- Your task:
Print them exactly: the lines from the beginning of the entries below through the line that contains "(impltip) at (187,527);", and only those, with the pictures left out.
** start Information shown **
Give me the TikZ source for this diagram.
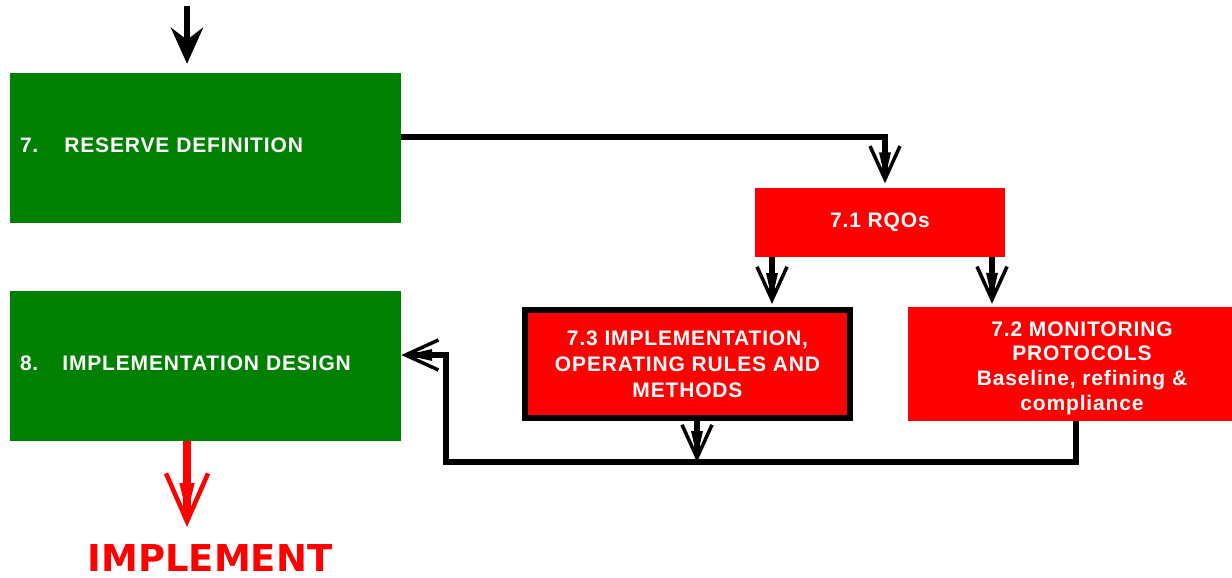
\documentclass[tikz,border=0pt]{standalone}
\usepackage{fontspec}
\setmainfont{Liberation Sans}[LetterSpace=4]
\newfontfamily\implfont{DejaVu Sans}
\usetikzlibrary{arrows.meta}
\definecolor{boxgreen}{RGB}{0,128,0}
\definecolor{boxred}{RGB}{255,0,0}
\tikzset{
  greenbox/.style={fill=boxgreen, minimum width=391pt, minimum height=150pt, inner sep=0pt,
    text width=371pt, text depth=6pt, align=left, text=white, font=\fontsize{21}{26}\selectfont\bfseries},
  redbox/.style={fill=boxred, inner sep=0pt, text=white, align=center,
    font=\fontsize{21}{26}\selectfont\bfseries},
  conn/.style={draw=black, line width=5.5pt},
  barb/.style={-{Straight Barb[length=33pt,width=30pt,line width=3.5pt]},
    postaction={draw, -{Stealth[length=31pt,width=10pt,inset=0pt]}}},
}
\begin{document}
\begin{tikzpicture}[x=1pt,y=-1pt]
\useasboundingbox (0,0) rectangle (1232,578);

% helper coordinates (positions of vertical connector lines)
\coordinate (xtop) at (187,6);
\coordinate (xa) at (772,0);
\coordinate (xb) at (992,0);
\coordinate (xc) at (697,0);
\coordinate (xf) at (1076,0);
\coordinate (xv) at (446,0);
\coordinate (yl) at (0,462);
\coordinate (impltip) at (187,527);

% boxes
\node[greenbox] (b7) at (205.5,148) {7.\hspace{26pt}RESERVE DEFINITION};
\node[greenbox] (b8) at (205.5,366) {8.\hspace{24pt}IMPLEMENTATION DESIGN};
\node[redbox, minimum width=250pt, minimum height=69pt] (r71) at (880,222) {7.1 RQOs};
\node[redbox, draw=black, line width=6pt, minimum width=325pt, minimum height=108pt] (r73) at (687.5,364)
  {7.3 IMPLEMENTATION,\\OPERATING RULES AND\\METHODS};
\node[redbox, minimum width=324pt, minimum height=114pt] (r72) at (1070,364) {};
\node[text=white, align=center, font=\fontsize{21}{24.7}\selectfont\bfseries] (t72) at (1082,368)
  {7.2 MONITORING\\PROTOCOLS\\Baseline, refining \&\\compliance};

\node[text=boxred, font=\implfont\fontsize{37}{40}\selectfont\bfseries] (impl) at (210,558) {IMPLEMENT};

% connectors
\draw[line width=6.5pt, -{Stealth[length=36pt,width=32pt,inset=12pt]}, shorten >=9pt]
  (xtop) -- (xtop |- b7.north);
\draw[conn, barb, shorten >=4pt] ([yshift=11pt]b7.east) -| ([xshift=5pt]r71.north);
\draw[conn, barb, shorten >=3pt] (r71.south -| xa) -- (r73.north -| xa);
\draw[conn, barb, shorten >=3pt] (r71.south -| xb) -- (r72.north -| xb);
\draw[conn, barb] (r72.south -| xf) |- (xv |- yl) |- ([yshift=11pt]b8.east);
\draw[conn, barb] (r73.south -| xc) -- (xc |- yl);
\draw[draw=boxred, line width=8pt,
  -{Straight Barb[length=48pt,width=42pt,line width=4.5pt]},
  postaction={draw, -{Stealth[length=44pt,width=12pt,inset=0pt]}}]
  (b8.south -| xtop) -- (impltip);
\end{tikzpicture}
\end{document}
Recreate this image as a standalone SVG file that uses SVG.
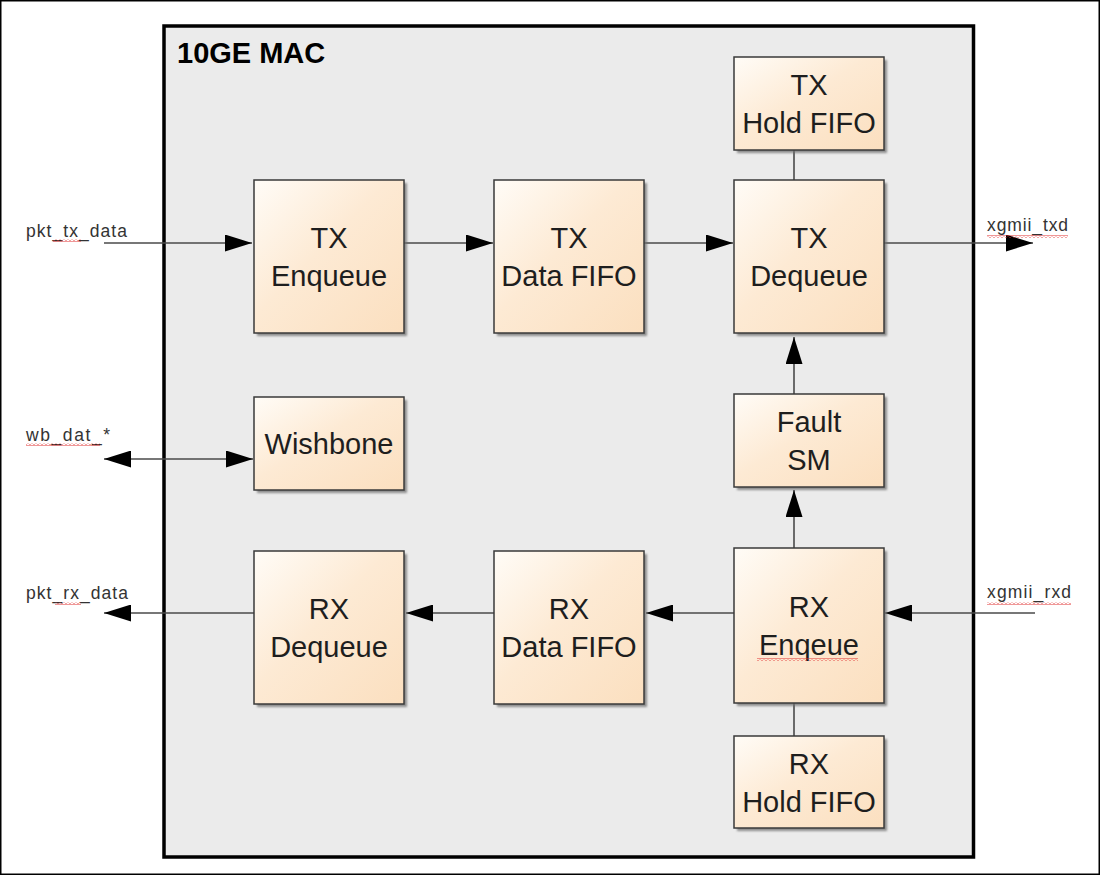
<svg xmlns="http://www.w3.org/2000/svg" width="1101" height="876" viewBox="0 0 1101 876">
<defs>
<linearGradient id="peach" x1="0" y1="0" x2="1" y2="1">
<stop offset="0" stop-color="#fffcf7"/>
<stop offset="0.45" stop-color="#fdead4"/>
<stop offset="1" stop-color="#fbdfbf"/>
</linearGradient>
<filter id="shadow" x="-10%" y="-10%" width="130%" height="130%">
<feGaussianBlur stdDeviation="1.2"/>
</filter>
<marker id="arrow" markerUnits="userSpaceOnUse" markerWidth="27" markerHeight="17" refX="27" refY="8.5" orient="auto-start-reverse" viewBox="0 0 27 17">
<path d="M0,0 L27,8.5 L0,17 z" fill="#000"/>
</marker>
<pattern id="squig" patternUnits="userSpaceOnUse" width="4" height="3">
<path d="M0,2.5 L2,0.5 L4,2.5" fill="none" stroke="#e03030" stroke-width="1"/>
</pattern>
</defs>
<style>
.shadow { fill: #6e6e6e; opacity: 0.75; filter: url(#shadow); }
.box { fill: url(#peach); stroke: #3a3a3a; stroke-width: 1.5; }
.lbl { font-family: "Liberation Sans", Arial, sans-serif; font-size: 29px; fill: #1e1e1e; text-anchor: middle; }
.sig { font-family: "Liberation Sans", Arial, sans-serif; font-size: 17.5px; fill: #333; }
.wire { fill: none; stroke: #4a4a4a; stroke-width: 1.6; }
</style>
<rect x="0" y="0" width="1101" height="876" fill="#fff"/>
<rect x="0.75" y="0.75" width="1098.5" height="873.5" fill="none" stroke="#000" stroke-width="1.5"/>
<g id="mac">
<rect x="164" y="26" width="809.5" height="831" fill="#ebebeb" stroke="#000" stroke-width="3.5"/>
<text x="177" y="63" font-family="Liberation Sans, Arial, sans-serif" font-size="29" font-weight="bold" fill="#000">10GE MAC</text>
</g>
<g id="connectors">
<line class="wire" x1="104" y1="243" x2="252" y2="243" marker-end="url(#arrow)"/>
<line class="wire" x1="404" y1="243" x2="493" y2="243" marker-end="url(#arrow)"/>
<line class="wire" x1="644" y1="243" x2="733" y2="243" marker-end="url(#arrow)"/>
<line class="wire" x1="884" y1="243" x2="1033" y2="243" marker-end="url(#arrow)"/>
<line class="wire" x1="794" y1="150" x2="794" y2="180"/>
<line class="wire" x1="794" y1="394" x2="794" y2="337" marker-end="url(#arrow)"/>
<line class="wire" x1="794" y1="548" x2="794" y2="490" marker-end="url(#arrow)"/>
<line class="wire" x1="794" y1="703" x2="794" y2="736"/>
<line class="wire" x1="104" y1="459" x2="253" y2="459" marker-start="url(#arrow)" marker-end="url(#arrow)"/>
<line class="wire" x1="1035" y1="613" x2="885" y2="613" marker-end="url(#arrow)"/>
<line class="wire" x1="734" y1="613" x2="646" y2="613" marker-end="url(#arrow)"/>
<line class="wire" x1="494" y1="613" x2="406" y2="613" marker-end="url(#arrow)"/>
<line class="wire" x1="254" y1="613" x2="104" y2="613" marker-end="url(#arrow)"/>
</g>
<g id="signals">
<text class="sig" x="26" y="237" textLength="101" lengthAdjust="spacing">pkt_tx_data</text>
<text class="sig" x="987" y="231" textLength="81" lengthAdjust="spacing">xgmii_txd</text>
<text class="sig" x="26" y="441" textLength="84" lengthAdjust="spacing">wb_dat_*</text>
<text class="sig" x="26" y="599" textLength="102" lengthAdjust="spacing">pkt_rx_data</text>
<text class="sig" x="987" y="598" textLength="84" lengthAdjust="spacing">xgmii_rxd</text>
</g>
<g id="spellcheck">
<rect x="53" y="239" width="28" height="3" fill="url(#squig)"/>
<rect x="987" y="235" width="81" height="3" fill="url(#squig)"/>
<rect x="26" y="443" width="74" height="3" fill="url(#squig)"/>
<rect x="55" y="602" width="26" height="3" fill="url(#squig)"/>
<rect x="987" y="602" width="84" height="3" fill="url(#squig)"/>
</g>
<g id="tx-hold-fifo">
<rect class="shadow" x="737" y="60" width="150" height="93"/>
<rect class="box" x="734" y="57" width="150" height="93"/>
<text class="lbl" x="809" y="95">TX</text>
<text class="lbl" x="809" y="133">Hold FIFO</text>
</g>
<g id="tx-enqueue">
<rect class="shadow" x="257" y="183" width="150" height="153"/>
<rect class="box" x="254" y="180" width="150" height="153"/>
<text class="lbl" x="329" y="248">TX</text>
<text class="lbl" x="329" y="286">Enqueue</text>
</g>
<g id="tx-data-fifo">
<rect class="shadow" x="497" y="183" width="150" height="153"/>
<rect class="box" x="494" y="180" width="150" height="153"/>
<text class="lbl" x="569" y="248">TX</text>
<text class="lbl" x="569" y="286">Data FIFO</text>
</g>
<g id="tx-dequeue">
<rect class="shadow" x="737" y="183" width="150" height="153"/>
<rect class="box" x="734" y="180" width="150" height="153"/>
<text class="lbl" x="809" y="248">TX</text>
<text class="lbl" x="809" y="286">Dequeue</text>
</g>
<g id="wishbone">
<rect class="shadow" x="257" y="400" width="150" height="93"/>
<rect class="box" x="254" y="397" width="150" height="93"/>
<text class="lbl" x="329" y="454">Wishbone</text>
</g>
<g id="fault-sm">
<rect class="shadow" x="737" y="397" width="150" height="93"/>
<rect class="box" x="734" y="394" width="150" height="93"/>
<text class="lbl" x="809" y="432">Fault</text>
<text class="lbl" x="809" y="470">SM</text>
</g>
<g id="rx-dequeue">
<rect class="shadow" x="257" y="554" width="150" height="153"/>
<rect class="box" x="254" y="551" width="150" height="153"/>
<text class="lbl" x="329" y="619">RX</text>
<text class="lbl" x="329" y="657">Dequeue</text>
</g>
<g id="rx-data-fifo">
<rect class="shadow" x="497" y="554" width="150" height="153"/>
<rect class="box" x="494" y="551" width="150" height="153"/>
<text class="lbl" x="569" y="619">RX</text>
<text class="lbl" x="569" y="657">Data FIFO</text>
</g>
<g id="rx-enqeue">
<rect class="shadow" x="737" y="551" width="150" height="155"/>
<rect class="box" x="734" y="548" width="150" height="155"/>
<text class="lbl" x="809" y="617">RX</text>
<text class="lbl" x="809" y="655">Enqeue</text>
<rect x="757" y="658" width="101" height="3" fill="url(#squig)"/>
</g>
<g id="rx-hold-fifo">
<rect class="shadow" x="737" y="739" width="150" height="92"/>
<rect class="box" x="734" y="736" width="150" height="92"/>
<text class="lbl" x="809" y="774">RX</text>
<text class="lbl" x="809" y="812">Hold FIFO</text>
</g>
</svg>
** end Information shown **
- The completed task:
Give me the TikZ source for this diagram.
\documentclass[tikz,border=0pt]{standalone}
\usepackage{fontspec}
\setmainfont{Liberation Sans}[LetterSpace=4]
\newfontfamily\implfont{DejaVu Sans}
\usetikzlibrary{arrows.meta}
\definecolor{boxgreen}{RGB}{0,128,0}
\definecolor{boxred}{RGB}{255,0,0}
\tikzset{
  greenbox/.style={fill=boxgreen, minimum width=391pt, minimum height=150pt, inner sep=0pt,
    text width=371pt, text depth=6pt, align=left, text=white, font=\fontsize{21}{26}\selectfont\bfseries},
  redbox/.style={fill=boxred, inner sep=0pt, text=white, align=center,
    font=\fontsize{21}{26}\selectfont\bfseries},
  conn/.style={draw=black, line width=5.5pt},
  barb/.style={-{Straight Barb[length=33pt,width=30pt,line width=3.5pt]},
    postaction={draw, -{Stealth[length=31pt,width=10pt,inset=0pt]}}},
}
\begin{document}
\begin{tikzpicture}[x=1pt,y=-1pt]
\useasboundingbox (0,0) rectangle (1232,578);

% helper coordinates (positions of vertical connector lines)
\coordinate (xtop) at (187,6);
\coordinate (xa) at (772,0);
\coordinate (xb) at (992,0);
\coordinate (xc) at (697,0);
\coordinate (xf) at (1076,0);
\coordinate (xv) at (446,0);
\coordinate (yl) at (0,462);
\coordinate (impltip) at (187,527);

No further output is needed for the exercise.